The Borealis Architecture: A Faster Operational Picture
Developed under a £65 million, five-year contract with CGI UK, the Borealis system represents a quantum leap in Britain’s Space Domain Awareness (SDA). The software is engineered to rapidly compile, fuse, and analyze massive streams of data from multiple sensors.
By integrating these complex datasets, Borealis delivers a highly accurate, real-time operational picture to military commanders. This capability is critical for identifying suspicious movements by foreign spacecraft operating in sensitive orbital corridors or calculating precise collision trajectories for the tens of thousands of pieces of space debris currently circling the planet.

Noctis-1: Britain’s Indigenous Eye in Orbit
The activation of Borealis coincides with the declassification of the first imagery captured by Noctis-1 (formerly known as Nyx-Alpha), the UK’s dedicated military space telescope.

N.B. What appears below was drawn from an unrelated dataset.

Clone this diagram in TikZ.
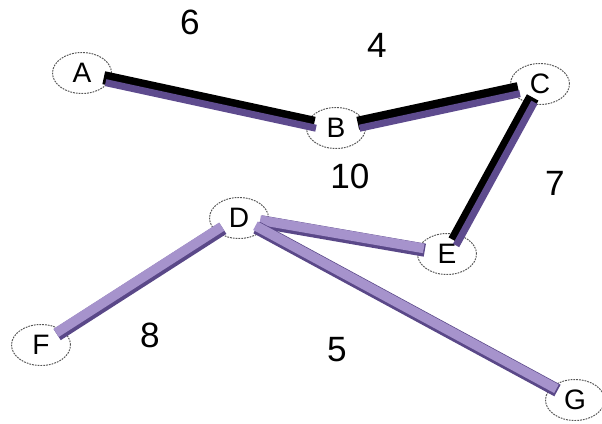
\documentclass[tikz,border=0pt]{standalone}
\usepackage{fontspec}
\setmainfont{Liberation Sans}
\usetikzlibrary{shapes.geometric, positioning}
\definecolor{barpurple}{HTML}{5E4B8E}
\definecolor{lightpurple}{HTML}{A693CC}
\definecolor{edgepurple}{HTML}{5A4888}
\definecolor{rimgray}{HTML}{555555}

\begin{document}
\begin{tikzpicture}[
  x=0.02cm, y=-0.02cm,
  vx/.style={ellipse, draw=rimgray, line width=0.55pt, dash pattern=on 1pt off 0.6pt,
             fill=white, minimum width=1.18cm, minimum height=0.82cm, inner sep=0pt,
             font=\fontsize{16}{16}\selectfont},
  wt/.style={font=\fontsize{20}{20}\selectfont},
  blackbar/.style={draw=black, line width=7.5pt, shorten <=-4pt, shorten >=-4pt},
  darkbar/.style={draw=barpurple, line width=4pt, shorten <=-4pt, shorten >=-4pt,
                  transform canvas={xshift=1pt, yshift=-2.8pt}},
  rimbar/.style={draw=edgepurple, line width=7.5pt, shorten <=-4pt, shorten >=-4pt},
  lightbar/.style={draw=lightpurple, line width=5.5pt, shorten <=-4pt, shorten >=-4pt,
                   transform canvas={xshift=-0.6pt, yshift=1pt}}
]
\useasboundingbox (0,0) rectangle (602,423);

% vertices
\node[vx] (A) at (82,73)   {A};
\node[vx] (B) at (336,128) {B};
\node[vx] (C) at (540,84)  {C};
\node[vx] (D) at (239,218) {D};
\node[vx] (E) at (447,254) {E};
\node[vx] (F) at (41,345)  {F};
\node[vx] (G) at (575,400) {G};

% weights
\node[wt] (w6)  at (190,22)  {6};
\node[wt] (w4)  at (377,45)  {4};
\node[wt] (w10) at (350,176) {10};
\node[wt] (w7)  at (555,183) {7};
\node[wt] (w8)  at (150,335) {8};
\node[wt] (w5)  at (337,350) {5};

% chosen edges
\draw[blackbar] (A) -- (B); \draw[darkbar] (A) -- (B);
\draw[blackbar] (B) -- (C); \draw[darkbar] (B) -- (C);
\draw[blackbar] (C) -- (E); \draw[darkbar] (C) -- (E);

% other edges
\draw[rimbar] (D) -- (E); \draw[lightbar] (D) -- (E);
\draw[rimbar] (D) -- (F); \draw[lightbar] (D) -- (F);
\draw[rimbar] (D) -- (G); \draw[lightbar] (D) -- (G);
\end{tikzpicture}
\end{document}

Rather than relying entirely on allied tracking networks, Noctis-1 provides sovereign, precise position data on objects in Earth’s orbit. The newly released imagery successfully captured targets including the International Space Station (ISS), foreign orbital assets, and the UK’s own SKYNET military communications satellites. The raw visual and telemetry data from Noctis-1 is fed directly into the Borealis system, continuously sharpening its threat-detection algorithms.
The Strategic Reality: Space as a Contested Domain
The urgency behind bringing Borealis online ahead of schedule underscores a stark geopolitical reality: disabling satellites is now a primary objective in modern warfare.
| Threat Vector | Potential Impact on UK Infrastructure | Mitigation via Borealis |
| Adversary Anti-Satellite (ASAT) Activity | Paralysis of military communications, intelligence gathering, and global navigation. | Early warning of hostile orbital maneuvers, enabling defensive repositioning. |
| Orbital Debris / Kessler Syndrome | Physical destruction of multi-million-pound assets from hypervelocity impacts. | High-fidelity tracking and collision avoidance calculations. |
| Economic Disruption | Disruption of global banking transfers, weather forecasting, and logistics. | Safeguarding the infrastructure that supports roughly 20% of the UK’s GDP. |
Minister for Defence Readiness and Industry, Luke Pollard, explicitly framed the deployment within this new threat landscape: “Space is now a contested domain. Protecting our satellites from adversaries keeps our economy moving and keeps us all safe.”
As orbital congestion worsens with the deployment of massive commercial mega-constellations like Starlink, the combination of the Noctis-1 telescope and the Borealis software ensures the UK maintains the sovereign intelligence required to defend its critical assets in the ultimate high ground.